What the task requires:
Keep the pictures out and restate every record exactly.

────────────────────────────────────────

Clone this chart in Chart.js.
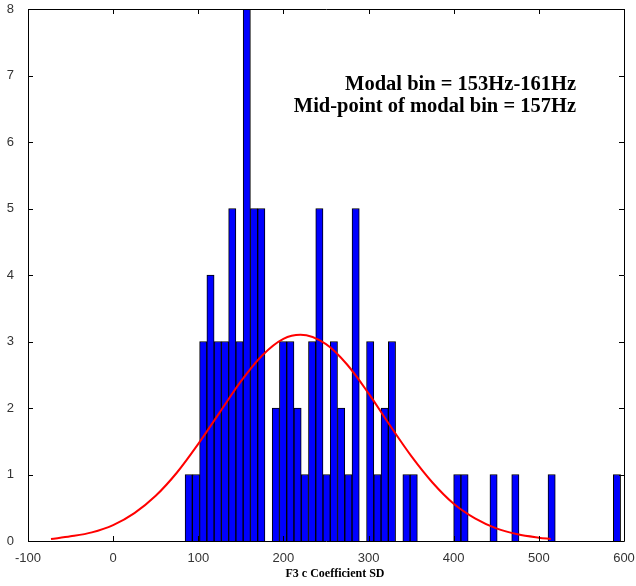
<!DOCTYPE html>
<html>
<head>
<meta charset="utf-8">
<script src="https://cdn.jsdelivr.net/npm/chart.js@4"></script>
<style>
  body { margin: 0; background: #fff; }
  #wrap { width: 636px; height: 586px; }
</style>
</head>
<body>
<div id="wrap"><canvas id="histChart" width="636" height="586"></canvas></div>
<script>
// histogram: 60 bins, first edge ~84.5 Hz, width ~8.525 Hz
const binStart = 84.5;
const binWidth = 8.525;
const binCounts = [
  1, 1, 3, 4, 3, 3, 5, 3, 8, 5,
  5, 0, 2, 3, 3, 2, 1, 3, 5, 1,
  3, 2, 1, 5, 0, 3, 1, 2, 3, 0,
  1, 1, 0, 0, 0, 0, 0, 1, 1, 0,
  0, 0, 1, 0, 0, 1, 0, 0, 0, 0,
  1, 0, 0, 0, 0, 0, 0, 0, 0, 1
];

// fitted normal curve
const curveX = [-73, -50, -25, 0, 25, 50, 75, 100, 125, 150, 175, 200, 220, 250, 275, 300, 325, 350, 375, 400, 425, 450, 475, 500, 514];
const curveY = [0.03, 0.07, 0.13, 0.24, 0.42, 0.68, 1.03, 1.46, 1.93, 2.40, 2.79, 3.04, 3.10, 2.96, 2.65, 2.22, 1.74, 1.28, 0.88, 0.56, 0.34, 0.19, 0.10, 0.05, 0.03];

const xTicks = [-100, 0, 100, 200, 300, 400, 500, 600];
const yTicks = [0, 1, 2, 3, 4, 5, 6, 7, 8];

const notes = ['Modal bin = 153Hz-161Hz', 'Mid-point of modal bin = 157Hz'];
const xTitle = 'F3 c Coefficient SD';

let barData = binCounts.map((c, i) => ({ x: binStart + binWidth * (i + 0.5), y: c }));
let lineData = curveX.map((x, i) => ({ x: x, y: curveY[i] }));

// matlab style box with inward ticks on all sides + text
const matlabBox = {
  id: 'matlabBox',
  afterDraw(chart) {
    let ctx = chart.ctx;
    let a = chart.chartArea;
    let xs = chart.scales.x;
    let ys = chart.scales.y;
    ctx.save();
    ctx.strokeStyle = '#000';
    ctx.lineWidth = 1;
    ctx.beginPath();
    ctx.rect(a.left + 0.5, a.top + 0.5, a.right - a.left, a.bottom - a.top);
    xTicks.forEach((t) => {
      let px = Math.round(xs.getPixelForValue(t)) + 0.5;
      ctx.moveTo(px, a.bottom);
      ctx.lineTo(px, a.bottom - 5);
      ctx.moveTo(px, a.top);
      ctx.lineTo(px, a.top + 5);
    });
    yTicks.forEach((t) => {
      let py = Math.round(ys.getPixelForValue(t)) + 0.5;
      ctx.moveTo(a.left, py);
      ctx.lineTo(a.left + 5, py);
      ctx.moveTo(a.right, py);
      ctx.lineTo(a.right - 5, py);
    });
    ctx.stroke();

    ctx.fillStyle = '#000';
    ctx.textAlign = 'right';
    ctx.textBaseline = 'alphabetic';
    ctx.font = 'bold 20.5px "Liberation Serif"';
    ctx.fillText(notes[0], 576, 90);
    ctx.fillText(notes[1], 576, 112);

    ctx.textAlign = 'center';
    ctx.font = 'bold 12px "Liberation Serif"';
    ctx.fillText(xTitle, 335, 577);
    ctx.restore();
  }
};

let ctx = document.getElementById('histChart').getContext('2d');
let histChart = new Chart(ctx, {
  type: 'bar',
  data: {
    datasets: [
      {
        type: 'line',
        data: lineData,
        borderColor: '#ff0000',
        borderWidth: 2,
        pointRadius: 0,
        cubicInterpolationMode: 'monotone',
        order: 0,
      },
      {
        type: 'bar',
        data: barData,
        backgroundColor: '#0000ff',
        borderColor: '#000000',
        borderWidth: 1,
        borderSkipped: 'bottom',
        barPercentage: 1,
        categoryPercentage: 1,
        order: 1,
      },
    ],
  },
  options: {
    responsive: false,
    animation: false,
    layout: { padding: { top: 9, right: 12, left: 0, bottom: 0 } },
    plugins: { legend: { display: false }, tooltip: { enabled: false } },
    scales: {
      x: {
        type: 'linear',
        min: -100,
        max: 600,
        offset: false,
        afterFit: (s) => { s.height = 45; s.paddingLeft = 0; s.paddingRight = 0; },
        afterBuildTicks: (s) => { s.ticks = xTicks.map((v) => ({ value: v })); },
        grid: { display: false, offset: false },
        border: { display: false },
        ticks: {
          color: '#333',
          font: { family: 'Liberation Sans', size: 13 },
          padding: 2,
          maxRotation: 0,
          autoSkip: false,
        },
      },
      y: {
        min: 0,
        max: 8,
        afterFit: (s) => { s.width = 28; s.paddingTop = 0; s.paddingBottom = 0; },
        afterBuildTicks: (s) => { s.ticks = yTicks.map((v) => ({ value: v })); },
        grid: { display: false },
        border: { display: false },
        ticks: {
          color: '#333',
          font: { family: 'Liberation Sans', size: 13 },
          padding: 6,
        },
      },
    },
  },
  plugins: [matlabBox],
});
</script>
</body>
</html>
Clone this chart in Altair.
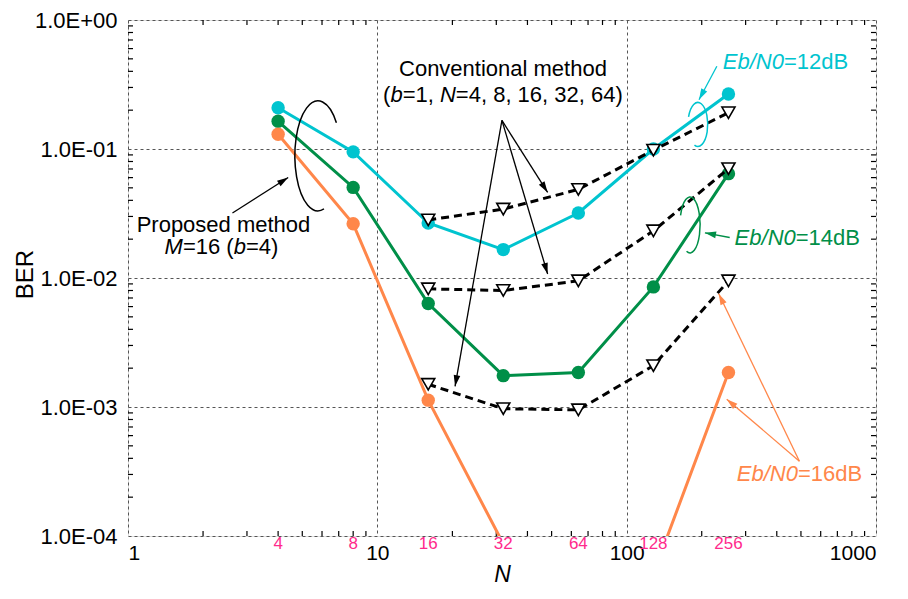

────────────────────────────────────────

Solution to this problem:
Clone this chart in Chart.js.
<!DOCTYPE html>
<html>
<head>
<meta charset="utf-8">
<script src="https://cdn.jsdelivr.net/npm/chart.js@4"></script>
<style>
  body { margin: 0; background: #fff; }
  #wrap { width: 636px; height: 586px; }
</style>
</head>
<body>
<div id="wrap"><canvas id="histChart" width="636" height="586"></canvas></div>
<script>
// histogram: 60 bins, first edge ~84.5 Hz, width ~8.525 Hz
const binStart = 84.5;
const binWidth = 8.525;
const binCounts = [
  1, 1, 3, 4, 3, 3, 5, 3, 8, 5,
  5, 0, 2, 3, 3, 2, 1, 3, 5, 1,
  3, 2, 1, 5, 0, 3, 1, 2, 3, 0,
  1, 1, 0, 0, 0, 0, 0, 1, 1, 0,
  0, 0, 1, 0, 0, 1, 0, 0, 0, 0,
  1, 0, 0, 0, 0, 0, 0, 0, 0, 1
];

// fitted normal curve
const curveX = [-73, -50, -25, 0, 25, 50, 75, 100, 125, 150, 175, 200, 220, 250, 275, 300, 325, 350, 375, 400, 425, 450, 475, 500, 514];
const curveY = [0.03, 0.07, 0.13, 0.24, 0.42, 0.68, 1.03, 1.46, 1.93, 2.40, 2.79, 3.04, 3.10, 2.96, 2.65, 2.22, 1.74, 1.28, 0.88, 0.56, 0.34, 0.19, 0.10, 0.05, 0.03];

const xTicks = [-100, 0, 100, 200, 300, 400, 500, 600];
const yTicks = [0, 1, 2, 3, 4, 5, 6, 7, 8];

const notes = ['Modal bin = 153Hz-161Hz', 'Mid-point of modal bin = 157Hz'];
const xTitle = 'F3 c Coefficient SD';

let barData = binCounts.map((c, i) => ({ x: binStart + binWidth * (i + 0.5), y: c }));
let lineData = curveX.map((x, i) => ({ x: x, y: curveY[i] }));

// matlab style box with inward ticks on all sides + text
const matlabBox = {
  id: 'matlabBox',
  afterDraw(chart) {
    let ctx = chart.ctx;
    let a = chart.chartArea;
    let xs = chart.scales.x;
    let ys = chart.scales.y;
    ctx.save();
    ctx.strokeStyle = '#000';
    ctx.lineWidth = 1;
    ctx.beginPath();
    ctx.rect(a.left + 0.5, a.top + 0.5, a.right - a.left, a.bottom - a.top);
    xTicks.forEach((t) => {
      let px = Math.round(xs.getPixelForValue(t)) + 0.5;
      ctx.moveTo(px, a.bottom);
      ctx.lineTo(px, a.bottom - 5);
      ctx.moveTo(px, a.top);
      ctx.lineTo(px, a.top + 5);
    });
    yTicks.forEach((t) => {
      let py = Math.round(ys.getPixelForValue(t)) + 0.5;
      ctx.moveTo(a.left, py);
      ctx.lineTo(a.left + 5, py);
      ctx.moveTo(a.right, py);
      ctx.lineTo(a.right - 5, py);
    });
    ctx.stroke();

    ctx.fillStyle = '#000';
    ctx.textAlign = 'right';
    ctx.textBaseline = 'alphabetic';
    ctx.font = 'bold 20.5px "Liberation Serif"';
    ctx.fillText(notes[0], 576, 90);
    ctx.fillText(notes[1], 576, 112);

    ctx.textAlign = 'center';
    ctx.font = 'bold 12px "Liberation Serif"';
    ctx.fillText(xTitle, 335, 577);
    ctx.restore();
  }
};

let ctx = document.getElementById('histChart').getContext('2d');
let histChart = new Chart(ctx, {
  type: 'bar',
  data: {
    datasets: [
      {
        type: 'line',
        data: lineData,
        borderColor: '#ff0000',
        borderWidth: 2,
        pointRadius: 0,
        cubicInterpolationMode: 'monotone',
        order: 0,
      },
      {
        type: 'bar',
        data: barData,
        backgroundColor: '#0000ff',
        borderColor: '#000000',
        borderWidth: 1,
        borderSkipped: 'bottom',
        barPercentage: 1,
        categoryPercentage: 1,
        order: 1,
      },
    ],
  },
  options: {
    responsive: false,
    animation: false,
    layout: { padding: { top: 9, right: 12, left: 0, bottom: 0 } },
    plugins: { legend: { display: false }, tooltip: { enabled: false } },
    scales: {
      x: {
        type: 'linear',
        min: -100,
        max: 600,
        offset: false,
        afterFit: (s) => { s.height = 45; s.paddingLeft = 0; s.paddingRight = 0; },
        afterBuildTicks: (s) => { s.ticks = xTicks.map((v) => ({ value: v })); },
        grid: { display: false, offset: false },
        border: { display: false },
        ticks: {
          color: '#333',
          font: { family: 'Liberation Sans', size: 13 },
          padding: 2,
          maxRotation: 0,
          autoSkip: false,
        },
      },
      y: {
        min: 0,
        max: 8,
        afterFit: (s) => { s.width = 28; s.paddingTop = 0; s.paddingBottom = 0; },
        afterBuildTicks: (s) => { s.ticks = yTicks.map((v) => ({ value: v })); },
        grid: { display: false },
        border: { display: false },
        ticks: {
          color: '#333',
          font: { family: 'Liberation Sans', size: 13 },
          padding: 6,
        },
      },
    },
  },
  plugins: [matlabBox],
});
</script>
</body>
</html>
Clone this chart in Altair.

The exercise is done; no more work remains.